Reporter: Sofyan Nur Hidayat |
Indonesia terkendala sertifikasi untuk penuhi permintaan plywood dari Jepang
JAKARTA. Industri kayu di Indonesia tidak bisa memaksimalkan kesempatan memasok kebutuhan kayu berkualitas rendah (low grade) terutama plywood dalam proses rekonstruksi pasca tsunami di Jepang. Peluang itu justru di maksimalkan oleh industri kayu di Serawak, Malaysia.
Robianto Koestomo, Ketua Bidang Pertanian, Kehutanan dan Pertambangan Gabungan Pengusaha Ekspor Indonesia (GPEI) mengatakan ketidakmampuan Indonesia untuk memenuhi kebutuhan produk kayu berkualitas rendah ke Jepang karena terkendala persyaratan sertifikasi Japan Agricultural Standard (JAS). Maklum sebagian perusahaan perkayuan untuk jenis itu belum mempunyai sertifikat itu. "Tanpa sertifikat itu, produk kayu dari negara lain tidak akan bisa masuk ke Jepang," kata Robianto, Rabu (6/4).
Selain harus mengeluarkan biaya tambahan, Robiyanto mengatakan pengurusan sertifikat itu membutuhkan waktu sekitar 6 bulan. Padahal pada masa awal rekonstruksi, Jepang membutuhkan banyak produk kayu berkualitas rendah untuk pembangunan rumah dan bangunan yang hancur.
Robianto mengatakan perusahaan kayu berkualitas rendah rata-rata hanya industri kecil dan banyak terdapat di Jawa Tengah. Mereka mengambil kayu yang diproduksi dari pertanian rakyat seperti sengon, pohon kelapa dan karet. Dengan ketidaksiapan Indonesia untuk memasok kebutuhan produk kayu berkualitas rendah ke Jepang, maka peluang itu diambil alih oleh Serawak, Malaysia sudah siap dengan sertifikasi.
Ketua Umum Gabungan Perusahaan Ekspor Indonesia (GPEI), Benny Soetrisno mengatakan Indonesia semestinya bisa memanfaatkan potensi dari pemulihan di Jepang dengan memasok produk kayu ke negara itu. Apalagi kebutuhan di sana sangat besar karena konstruksi kebanyakan bangunan di Jepang bukan dari beton tapi kayu. Namun untuk mengekspor produk kayu ke Jepang harus memenuhi persyaratan sertifikasi yang menjelaskan asal usul kayu dan sebagainya. Meski demikian tetap saja industri kayu Indonesia bisa memasok kayu ke Jepang. "Sudah ada permintaan tapi memang jumlahnya masih kecil," kata Benny.

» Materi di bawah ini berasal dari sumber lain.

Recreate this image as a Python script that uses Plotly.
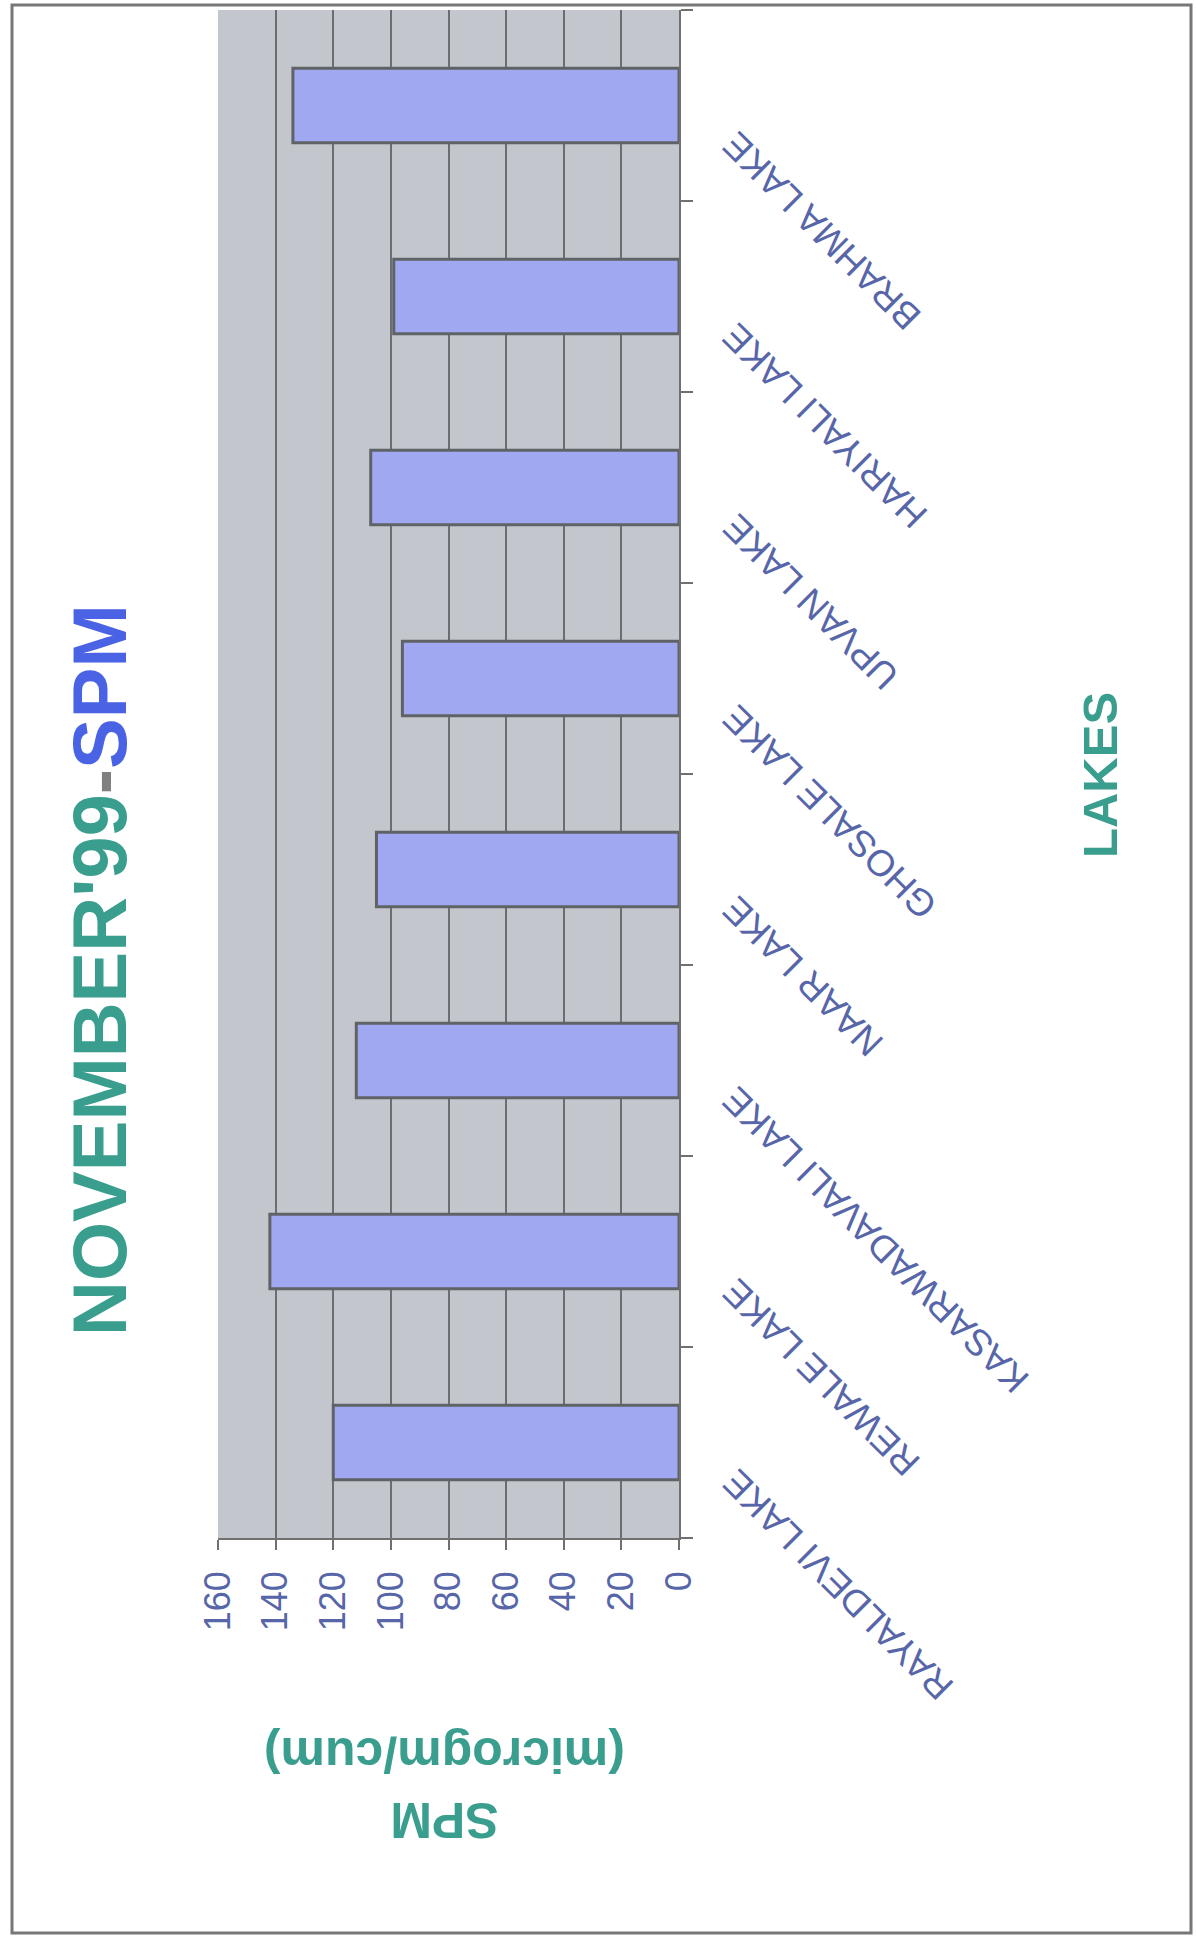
import plotly.graph_objects as go

lakes = ["RAYALDEVI LAKE", "REWALE LAKE", "KASARWADAVALI LAKE", "NAAR LAKE",
         "GHOSALE LAKE", "UPVAN LAKE", "HARIYALI LAKE", "BRAHMA LAKE"]
spm = [120, 142, 112, 105, 96, 107, 99, 134]
value_ticks = [0, 20, 40, 60, 80, 100, 120, 140, 160]

W, H = 1196, 1937
PL, PR, PT, PB = 218, 679, 10, 1538
pw, ph = PR - PL, PB - PT

def px(x):
    return (x - PL) / pw

def py(y):
    return (PB - y) / ph

LABEL = "#5766A8"
TEAL = "#3A9E8E"
GRID = "#6B6E70"

fig = go.Figure()
fig.add_trace(go.Bar(
    y=lakes, x=spm, orientation="h",
    marker=dict(color="#A0A8F2", line=dict(color="#5F6366", width=3)),
    showlegend=False,
))

fig.update_layout(
    width=W, height=H,
    margin=dict(l=PL, r=W - PR, t=PT, b=H - PB, pad=0, autoexpand=False),
    paper_bgcolor="white",
    plot_bgcolor="#C3C7CD",
    bargap=0.61,
    font=dict(family="Liberation Sans, Arial, sans-serif", color=LABEL),
    xaxis=dict(
        range=[160, 0], tickvals=value_ticks,
        showgrid=True, gridcolor=GRID, gridwidth=1.5,
        zeroline=False, automargin=False,
        showline=True, linecolor="#707070", linewidth=1.5,
        ticks="outside", ticklen=10, tickcolor="#707070", tickwidth=1.5,
        tickangle=-90, tickfont=dict(size=36, color=LABEL),
        ticklabelstandoff=7,
    ),
    yaxis=dict(
        side="right", range=[-0.5, 7.5],
        showgrid=False, zeroline=False, automargin=False,
        showline=True, linecolor="#707070", linewidth=1.5,
        ticks="outside", ticklen=12, tickcolor="#707070", tickwidth=1.5,
        tickson="boundaries", showticklabels=False,
    ),
)

# category labels, rotated like the scanned page
for i, name in enumerate(lakes):
    fig.add_annotation(
        xref="paper", yref="y", x=px(712), y=i, yshift=-16,
        text=name, textangle=-135, showarrow=False,
        font=dict(size=37, color=LABEL),
        xanchor="left", yanchor="top",
    )

# page frame
fig.add_shape(type="rect", xref="paper", yref="paper",
              x0=px(12), x1=px(1191), y0=py(1933), y1=py(5),
              line=dict(color="#777777", width=3), fillcolor="rgba(0,0,0,0)", layer="above")

fig.add_annotation(
    xref="paper", yref="paper", x=px(99), y=py(970),
    text="<b><span style='color:#3A9E8E'>NOVEMBER'99</span><span style='color:#808080'>-</span><span style='color:#4A62E4'>SPM</span></b>",
    textangle=-90, showarrow=False, font=dict(size=76),
    xanchor="center", yanchor="middle",
)
fig.add_annotation(
    xref="paper", yref="paper", x=px(1100), y=py(775),
    text="<b>LAKES</b>", textangle=-90, showarrow=False,
    font=dict(size=49, color=TEAL), xanchor="center", yanchor="middle",
)
fig.add_annotation(
    xref="paper", yref="paper", x=px(445), y=py(1788),
    text="<b>SPM<br>(microgm/cum)</b>", textangle=180, showarrow=False,
    font=dict(size=50, color=TEAL), xanchor="center", yanchor="middle",
)

fig.write_html("out.html")
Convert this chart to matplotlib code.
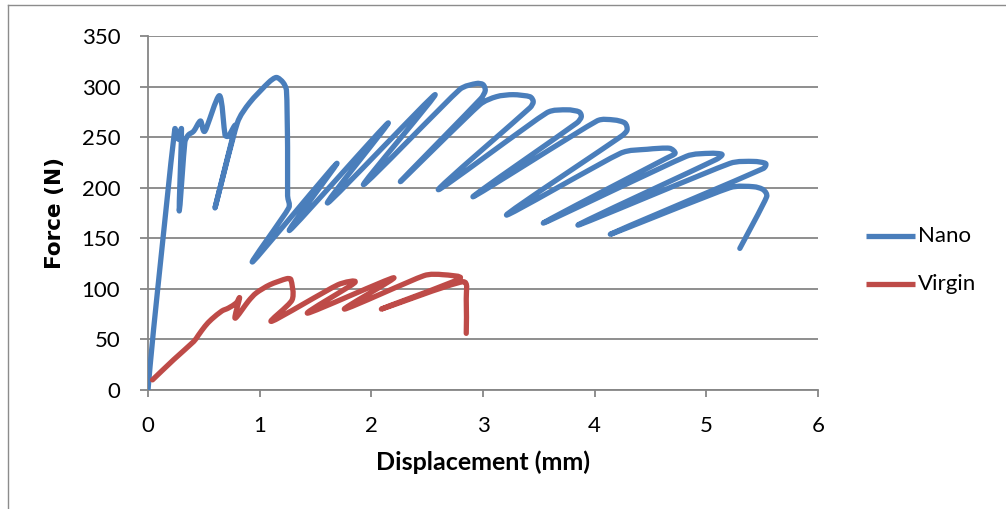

Di sisi lain, Robianto mengatakan meski tidak bisa memaksimalkan peluang pasokan produk kayu berkualitas rendah, namun Jepang akan membutuhkan produk kayu kualitas atas setelah rumah dibuat untuk furnitur. Untuk kayu high end, menurut Robianto, Indonesia masih mendominasi dan tidak banyak saingannya yang masuk ke Jepang. "Permintaan kayu high end ke Jepang mungkin akan meningkat pada kuartal III atau IV," terang Robianto.
Menurut Robianto, Jepang bagi Indonesia merupakan negara tujuan ekspor terbesar untuk produk kayu. Sementara itu, secara keseluruhan nilai ekspor produk kayu dari Indonesia mencapai US$ 2,92 miliar pada tahun 2010. Angka itu meningkat dari tahun 2009 yang sebesar US$ 2,33 miliar.